In this homework we will perform a video classification task with visual features.
This code template is built based on PyTorch and Pyturbo for Linux to fully utilize the computation of multiple CPU cores and GPUs.
SIFT feature, K-Means, and Bag-of-Words must run on CPUs, while CNN features and MLP classifiers can run on GPUs.
For GCP, an instance with 16 vCPU (e.g. n1-standard-16
) and a Nvidia T4 GPU instance should be sufficient for the full pipeline.
During initial debugging, you are recommended to use a smaller instance to save money, e.g., n1-standard-x
(x
= the number of vCPUs) with Nvidia T4 or without GPU for the SIFT part.

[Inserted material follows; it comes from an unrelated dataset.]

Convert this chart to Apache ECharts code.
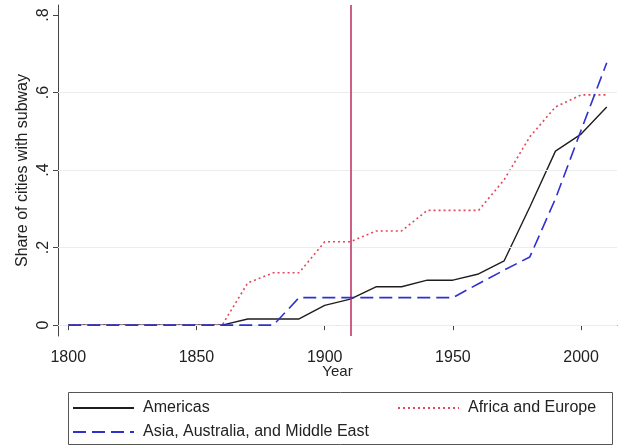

You may not be able to start a GPU VM with a very small number of vCPUs (e.g., only 1 vCPU). You can gradually increase the number of vCPUs and see whether a GPU VM can be launched.
A set of dependencies is listed in environment.yml. You can use conda
to create and activate the environment easily.
# Start from within this repo
conda env create -f environment.yml -p ./env
conda activate ./env
You will continue using the data from Homework 1 for this homework, which you should have downloaded.
If you don't have the data, download it from AWS S3 with the following commands:
# Start from within this repo
cd ./data
# Download and decompress data (no need if you still have it from HW1)
wget https://cmu-11775-vm.s3.amazonaws.com/spring2022/11775_s22_data.zip
unzip 11775_s22_data.zip
rm 11775_s22_data.zip
Eventually, the directory structure should look like this:
- this repo
- code
- data
- videos (unzipped from 11775_s22_data.zip)
- labels (unzipped from 11775_s22_data.zip)
- env
- ...
Some functions in the pipeline are deliberately left blank for you to implement, where an NotImplementedError
will be raised.
We recommend you generate a small file list (e.g. debug.csv
with 20 lines) for fast debugging during initial development.
The --debug
option in some scripts are also very helpful.
In addition, you can enable pdb
debugger upon exception
# Instead of
python xxx.py yyy zzz
# Run
ipython --pdb xxx.py -- yyy zzz
To extract SIFT features, use
python code/run_sift.py data/labels/xxx.csv
By default, features are stored under data/sift
.
To train K-Means with SIFT feature for 128 clusters, use
python code/train_kmeans.py data/labels/xxx.csv data/sift 128 sift_128
By default, model weights are stored under data/kmeans
.
To extract Bag-of-Words representation with the trained model, use
python code/run_bow.py data/labels/xxx.csv sift_128 data/sift
By default, features are stored under data/bow_<model_name>
(e.g., data/bow_sift_128
).
To extract CNN features, use
python code/run_cnn.py data/labels/xxx.csv
By default, features are stored under data/cnn
.
To extract 3D CNN features, use
python code/run_cnn3d.py data/labels/xxx.csv
By default, features are stored under data/cnn3d
.
The training script automatically and deterministically split the train_val
data into training and validation, so you do not need to worry about it.
To train MLP with SIFT Bag-of-Words, run
python code/run_mlp.py sift --feature_dir data/bow_sift_128 --num_features 128
To train MLP with CNN features, run
python code/run_mlp.py cnn --feature_dir data/cnn --num_features <num_feat>
By default, training logs and predictions are stored under data/mlp/model_name/version_xxx/
.
You can directly submit the CSV file to Kaggle.